Tuesday, May 19th, 2015

black-lives-matter-1

The current trope on the left is that “Black Lives Matter.”

vietnam

The Democrats have an impressive record of genocide, beginning with the abandonment of South Vietnam. The Vietnam War was begun by Democrats, specifically John F Kennedy, who agreed to the assassination of South Vietnam leader Ngo Dinh Diem, who was killed by Vietnamese generals with Kennedy’s agreement.

Now we are faced with a somewhat similar situation in the Middle East. To quote Richard Fernandez, who I have always found reliable,

The collapse in the Middle East feels like Black April, 1975, the month South Vietnam fell. And it should, because just as the collapse of Saigon did not happen in Black April, but in a political American decision to allow South Vietnam to fall after a “decent interval”, so also is the ongoing collapse rooted, not in the recent tactical mistakes of the White House, but in the grand strategic decision president Obama made when he assumed office.

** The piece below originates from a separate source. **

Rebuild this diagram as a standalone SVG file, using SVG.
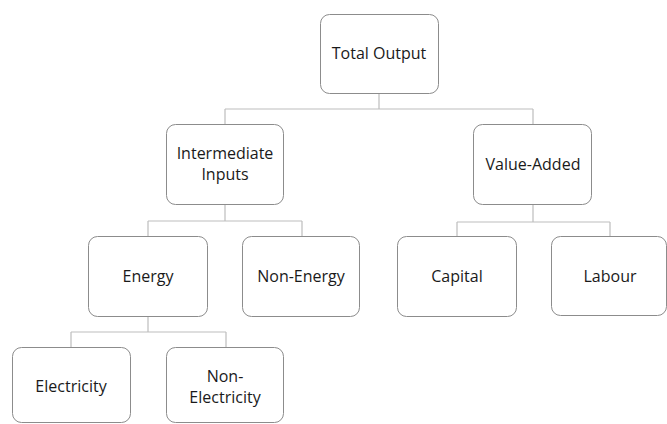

We are about to witness the total collapse of any American influence in the Middle East.

The reason the press has been trying to corner interviewees into “admitting” that George Bush made an error in toppling Saddam Hussein is the need to reassure themselves that catastrophe in the Middle East isn’t really their fault. The constant need to be told it’s not their doing is a form of denial. The more certain they are of their blunder the more they will need to tell themselves that the sounds they hear aren’t the footfalls of doom.

Because the alternative is to admit the truth and accept that to reverse the tide, 20th century Western liberalism has to die or radically reform itself. None of the people who have built political and establishment media credentials want to hear that, but all the same …

We are on the verge of a massive human catastrophe, one that the world has not seen since the fall of the Soviet Union or, in terms of percentage, since the fall of Rome.